Stated exercise:
Set down the full listing exactly, character for character.

Recorded data:

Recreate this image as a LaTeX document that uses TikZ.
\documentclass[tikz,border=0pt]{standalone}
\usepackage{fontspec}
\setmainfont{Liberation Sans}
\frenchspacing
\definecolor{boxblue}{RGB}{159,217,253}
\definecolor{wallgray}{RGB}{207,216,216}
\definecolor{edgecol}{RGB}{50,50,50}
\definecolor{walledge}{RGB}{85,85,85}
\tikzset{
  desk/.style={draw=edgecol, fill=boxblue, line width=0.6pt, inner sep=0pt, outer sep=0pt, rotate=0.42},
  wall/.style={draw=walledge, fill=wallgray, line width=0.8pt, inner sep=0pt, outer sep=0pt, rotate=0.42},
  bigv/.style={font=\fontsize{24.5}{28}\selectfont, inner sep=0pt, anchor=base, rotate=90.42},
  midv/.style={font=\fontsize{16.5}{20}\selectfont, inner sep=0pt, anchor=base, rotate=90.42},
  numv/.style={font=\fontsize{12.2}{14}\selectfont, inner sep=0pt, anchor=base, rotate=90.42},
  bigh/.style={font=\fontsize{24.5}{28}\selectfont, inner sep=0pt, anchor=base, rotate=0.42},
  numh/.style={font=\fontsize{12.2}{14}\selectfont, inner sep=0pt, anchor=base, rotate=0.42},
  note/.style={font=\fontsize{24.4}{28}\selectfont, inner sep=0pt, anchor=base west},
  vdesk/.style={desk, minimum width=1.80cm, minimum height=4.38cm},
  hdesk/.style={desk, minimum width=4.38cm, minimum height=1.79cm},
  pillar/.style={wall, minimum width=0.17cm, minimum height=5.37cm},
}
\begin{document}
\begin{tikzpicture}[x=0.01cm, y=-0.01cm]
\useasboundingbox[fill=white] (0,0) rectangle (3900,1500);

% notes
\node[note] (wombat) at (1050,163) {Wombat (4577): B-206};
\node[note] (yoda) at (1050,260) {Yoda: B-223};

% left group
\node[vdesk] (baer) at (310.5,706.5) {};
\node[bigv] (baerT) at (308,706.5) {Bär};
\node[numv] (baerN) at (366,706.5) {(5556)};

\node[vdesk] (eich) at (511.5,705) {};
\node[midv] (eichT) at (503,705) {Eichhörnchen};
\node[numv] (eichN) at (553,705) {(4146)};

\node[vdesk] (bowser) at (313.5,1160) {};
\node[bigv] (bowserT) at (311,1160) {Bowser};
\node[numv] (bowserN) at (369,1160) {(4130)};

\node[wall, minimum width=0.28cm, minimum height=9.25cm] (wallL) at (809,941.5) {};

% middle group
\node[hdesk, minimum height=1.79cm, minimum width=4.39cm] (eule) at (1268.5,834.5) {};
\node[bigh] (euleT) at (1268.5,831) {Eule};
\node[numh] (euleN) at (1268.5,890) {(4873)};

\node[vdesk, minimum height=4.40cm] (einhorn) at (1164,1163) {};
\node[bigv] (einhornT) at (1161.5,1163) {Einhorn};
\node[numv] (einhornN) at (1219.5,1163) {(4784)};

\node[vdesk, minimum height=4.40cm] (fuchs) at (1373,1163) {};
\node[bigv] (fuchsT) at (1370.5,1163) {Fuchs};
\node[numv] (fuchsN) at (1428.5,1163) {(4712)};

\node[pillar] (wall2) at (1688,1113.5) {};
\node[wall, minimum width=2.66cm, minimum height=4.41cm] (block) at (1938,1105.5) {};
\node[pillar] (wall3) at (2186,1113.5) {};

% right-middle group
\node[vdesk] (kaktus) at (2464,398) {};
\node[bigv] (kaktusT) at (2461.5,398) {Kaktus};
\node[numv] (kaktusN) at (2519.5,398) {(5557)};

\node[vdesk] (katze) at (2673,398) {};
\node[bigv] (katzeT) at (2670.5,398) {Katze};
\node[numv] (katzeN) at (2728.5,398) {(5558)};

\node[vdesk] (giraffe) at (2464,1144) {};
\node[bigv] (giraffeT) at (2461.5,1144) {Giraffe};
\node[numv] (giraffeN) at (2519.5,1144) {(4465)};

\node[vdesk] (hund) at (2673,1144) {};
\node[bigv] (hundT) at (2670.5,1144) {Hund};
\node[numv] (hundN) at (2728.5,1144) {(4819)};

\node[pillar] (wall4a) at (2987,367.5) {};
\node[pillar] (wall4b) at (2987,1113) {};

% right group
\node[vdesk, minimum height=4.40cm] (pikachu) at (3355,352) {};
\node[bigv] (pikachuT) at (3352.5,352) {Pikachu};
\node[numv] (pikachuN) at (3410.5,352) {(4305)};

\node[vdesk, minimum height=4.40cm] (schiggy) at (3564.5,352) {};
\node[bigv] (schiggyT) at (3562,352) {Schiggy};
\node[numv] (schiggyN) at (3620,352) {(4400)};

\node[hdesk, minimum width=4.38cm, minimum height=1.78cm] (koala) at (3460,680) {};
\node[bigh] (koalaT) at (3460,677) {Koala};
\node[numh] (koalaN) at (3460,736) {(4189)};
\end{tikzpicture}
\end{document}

Exercise output:
Recreate this image as a LaTeX document that uses TikZ.
\documentclass[tikz,border=0pt]{standalone}
\usepackage{fontspec}
\setmainfont{Liberation Sans}
\frenchspacing
\definecolor{boxblue}{RGB}{159,217,253}
\definecolor{wallgray}{RGB}{207,216,216}
\definecolor{edgecol}{RGB}{50,50,50}
\definecolor{walledge}{RGB}{85,85,85}
\tikzset{
  desk/.style={draw=edgecol, fill=boxblue, line width=0.6pt, inner sep=0pt, outer sep=0pt, rotate=0.42},
  wall/.style={draw=walledge, fill=wallgray, line width=0.8pt, inner sep=0pt, outer sep=0pt, rotate=0.42},
  bigv/.style={font=\fontsize{24.5}{28}\selectfont, inner sep=0pt, anchor=base, rotate=90.42},
  midv/.style={font=\fontsize{16.5}{20}\selectfont, inner sep=0pt, anchor=base, rotate=90.42},
  numv/.style={font=\fontsize{12.2}{14}\selectfont, inner sep=0pt, anchor=base, rotate=90.42},
  bigh/.style={font=\fontsize{24.5}{28}\selectfont, inner sep=0pt, anchor=base, rotate=0.42},
  numh/.style={font=\fontsize{12.2}{14}\selectfont, inner sep=0pt, anchor=base, rotate=0.42},
  note/.style={font=\fontsize{24.4}{28}\selectfont, inner sep=0pt, anchor=base west},
  vdesk/.style={desk, minimum width=1.80cm, minimum height=4.38cm},
  hdesk/.style={desk, minimum width=4.38cm, minimum height=1.79cm},
  pillar/.style={wall, minimum width=0.17cm, minimum height=5.37cm},
}
\begin{document}
\begin{tikzpicture}[x=0.01cm, y=-0.01cm]
\useasboundingbox[fill=white] (0,0) rectangle (3900,1500);

% notes
\node[note] (wombat) at (1050,163) {Wombat (4577): B-206};
\node[note] (yoda) at (1050,260) {Yoda: B-223};

% left group
\node[vdesk] (baer) at (310.5,706.5) {};
\node[bigv] (baerT) at (308,706.5) {Bär};
\node[numv] (baerN) at (366,706.5) {(5556)};

\node[vdesk] (eich) at (511.5,705) {};
\node[midv] (eichT) at (503,705) {Eichhörnchen};
\node[numv] (eichN) at (553,705) {(4146)};

\node[vdesk] (bowser) at (313.5,1160) {};
\node[bigv] (bowserT) at (311,1160) {Bowser};
\node[numv] (bowserN) at (369,1160) {(4130)};

\node[wall, minimum width=0.28cm, minimum height=9.25cm] (wallL) at (809,941.5) {};

% middle group
\node[hdesk, minimum height=1.79cm, minimum width=4.39cm] (eule) at (1268.5,834.5) {};
\node[bigh] (euleT) at (1268.5,831) {Eule};
\node[numh] (euleN) at (1268.5,890) {(4873)};

\node[vdesk, minimum height=4.40cm] (einhorn) at (1164,1163) {};
\node[bigv] (einhornT) at (1161.5,1163) {Einhorn};
\node[numv] (einhornN) at (1219.5,1163) {(4784)};

\node[vdesk, minimum height=4.40cm] (fuchs) at (1373,1163) {};
\node[bigv] (fuchsT) at (1370.5,1163) {Fuchs};
\node[numv] (fuchsN) at (1428.5,1163) {(4712)};

\node[pillar] (wall2) at (1688,1113.5) {};
\node[wall, minimum width=2.66cm, minimum height=4.41cm] (block) at (1938,1105.5) {};
\node[pillar] (wall3) at (2186,1113.5) {};

% right-middle group
\node[vdesk] (kaktus) at (2464,398) {};
\node[bigv] (kaktusT) at (2461.5,398) {Kaktus};
\node[numv] (kaktusN) at (2519.5,398) {(5557)};

\node[vdesk] (katze) at (2673,398) {};
\node[bigv] (katzeT) at (2670.5,398) {Katze};
\node[numv] (katzeN) at (2728.5,398) {(5558)};

\node[vdesk] (giraffe) at (2464,1144) {};
\node[bigv] (giraffeT) at (2461.5,1144) {Giraffe};
\node[numv] (giraffeN) at (2519.5,1144) {(4465)};

\node[vdesk] (hund) at (2673,1144) {};
\node[bigv] (hundT) at (2670.5,1144) {Hund};
\node[numv] (hundN) at (2728.5,1144) {(4819)};

\node[pillar] (wall4a) at (2987,367.5) {};
\node[pillar] (wall4b) at (2987,1113) {};

% right group
\node[vdesk, minimum height=4.40cm] (pikachu) at (3355,352) {};
\node[bigv] (pikachuT) at (3352.5,352) {Pikachu};
\node[numv] (pikachuN) at (3410.5,352) {(4305)};

\node[vdesk, minimum height=4.40cm] (schiggy) at (3564.5,352) {};
\node[bigv] (schiggyT) at (3562,352) {Schiggy};
\node[numv] (schiggyN) at (3620,352) {(4400)};

\node[hdesk, minimum width=4.38cm, minimum height=1.78cm] (koala) at (3460,680) {};
\node[bigh] (koalaT) at (3460,677) {Koala};
\node[numh] (koalaN) at (3460,736) {(4189)};
\end{tikzpicture}
\end{document}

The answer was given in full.